╭─ Source data

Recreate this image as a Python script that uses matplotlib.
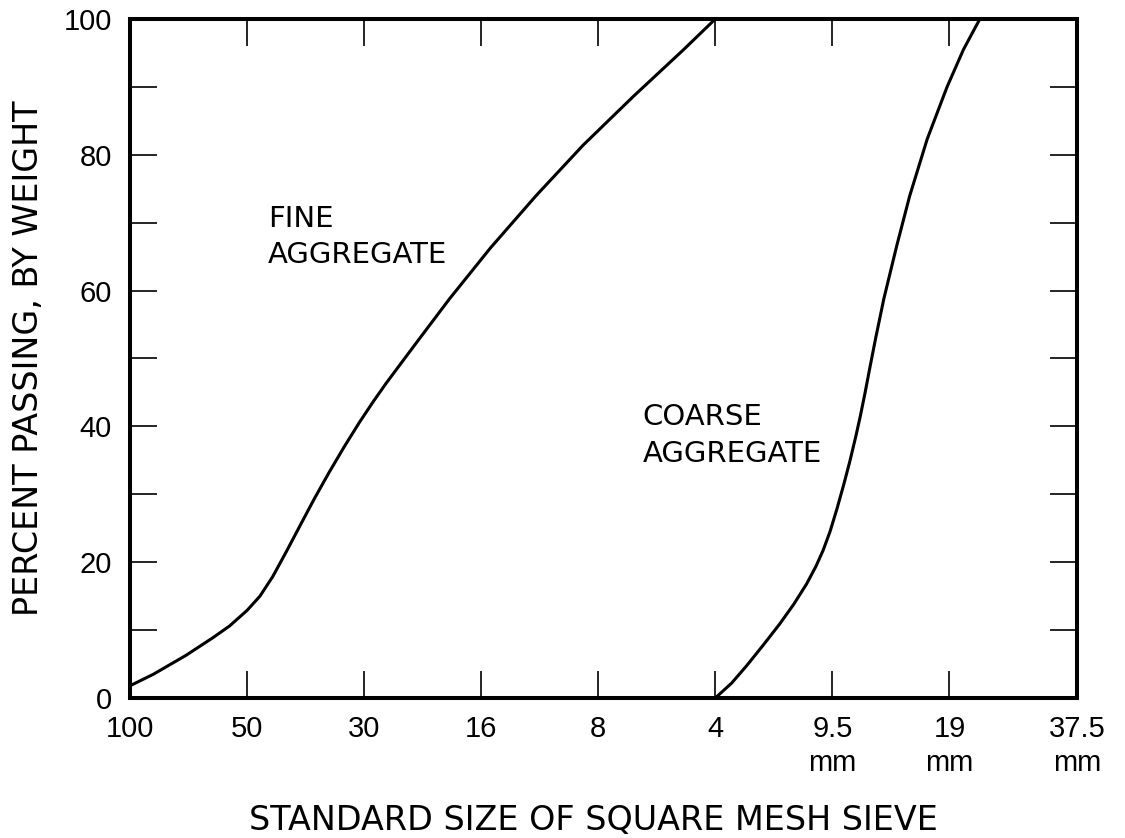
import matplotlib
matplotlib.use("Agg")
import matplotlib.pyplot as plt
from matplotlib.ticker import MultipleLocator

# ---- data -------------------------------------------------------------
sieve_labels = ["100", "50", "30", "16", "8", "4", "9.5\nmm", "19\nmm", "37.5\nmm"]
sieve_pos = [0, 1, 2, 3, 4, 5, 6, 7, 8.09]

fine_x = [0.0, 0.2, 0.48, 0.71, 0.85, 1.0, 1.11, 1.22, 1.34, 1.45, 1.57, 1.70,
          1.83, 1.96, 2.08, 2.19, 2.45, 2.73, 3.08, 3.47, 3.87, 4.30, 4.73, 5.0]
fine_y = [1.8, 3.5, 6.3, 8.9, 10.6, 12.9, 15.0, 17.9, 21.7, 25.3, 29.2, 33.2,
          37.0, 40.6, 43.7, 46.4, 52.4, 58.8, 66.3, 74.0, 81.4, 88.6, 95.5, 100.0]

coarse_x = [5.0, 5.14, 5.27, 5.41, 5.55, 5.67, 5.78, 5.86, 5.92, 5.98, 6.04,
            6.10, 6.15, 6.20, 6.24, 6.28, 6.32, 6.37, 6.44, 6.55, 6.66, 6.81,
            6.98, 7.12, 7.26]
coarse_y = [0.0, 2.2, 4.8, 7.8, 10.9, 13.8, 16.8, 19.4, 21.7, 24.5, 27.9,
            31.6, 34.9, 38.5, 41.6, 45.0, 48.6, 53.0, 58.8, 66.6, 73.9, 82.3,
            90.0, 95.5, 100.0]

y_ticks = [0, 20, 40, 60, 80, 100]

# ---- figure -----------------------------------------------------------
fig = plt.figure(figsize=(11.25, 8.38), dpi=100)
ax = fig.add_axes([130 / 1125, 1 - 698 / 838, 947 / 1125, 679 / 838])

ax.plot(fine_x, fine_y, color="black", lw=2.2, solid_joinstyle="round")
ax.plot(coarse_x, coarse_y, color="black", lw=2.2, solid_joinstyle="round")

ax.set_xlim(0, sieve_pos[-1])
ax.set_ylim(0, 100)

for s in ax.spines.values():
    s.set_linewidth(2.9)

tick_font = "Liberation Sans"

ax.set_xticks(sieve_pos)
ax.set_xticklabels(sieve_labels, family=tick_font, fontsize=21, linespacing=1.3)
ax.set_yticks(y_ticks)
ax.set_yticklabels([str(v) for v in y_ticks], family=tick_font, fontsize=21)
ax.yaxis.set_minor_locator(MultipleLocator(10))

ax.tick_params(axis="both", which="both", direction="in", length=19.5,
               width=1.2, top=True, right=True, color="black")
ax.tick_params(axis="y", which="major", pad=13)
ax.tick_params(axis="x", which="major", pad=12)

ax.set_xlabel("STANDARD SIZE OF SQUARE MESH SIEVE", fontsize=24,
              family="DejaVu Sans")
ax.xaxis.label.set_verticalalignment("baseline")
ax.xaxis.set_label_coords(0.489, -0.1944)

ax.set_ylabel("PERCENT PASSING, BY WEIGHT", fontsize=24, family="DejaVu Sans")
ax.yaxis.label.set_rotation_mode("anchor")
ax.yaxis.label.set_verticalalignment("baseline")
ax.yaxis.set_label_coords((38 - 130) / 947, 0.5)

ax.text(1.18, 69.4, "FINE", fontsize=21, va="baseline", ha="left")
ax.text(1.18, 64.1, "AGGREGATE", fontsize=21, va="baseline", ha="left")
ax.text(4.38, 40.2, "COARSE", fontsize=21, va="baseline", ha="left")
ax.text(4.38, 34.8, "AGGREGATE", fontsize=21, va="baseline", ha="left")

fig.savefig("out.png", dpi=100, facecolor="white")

╰─

Exercise prompt: Check the data for the word "matplotlib" and pull out the lines that have it.

Task result:
Recreate this image as a Python script that uses matplotlib.
import matplotlib
matplotlib.use("Agg")
import matplotlib.pyplot as plt
from matplotlib.ticker import MultipleLocator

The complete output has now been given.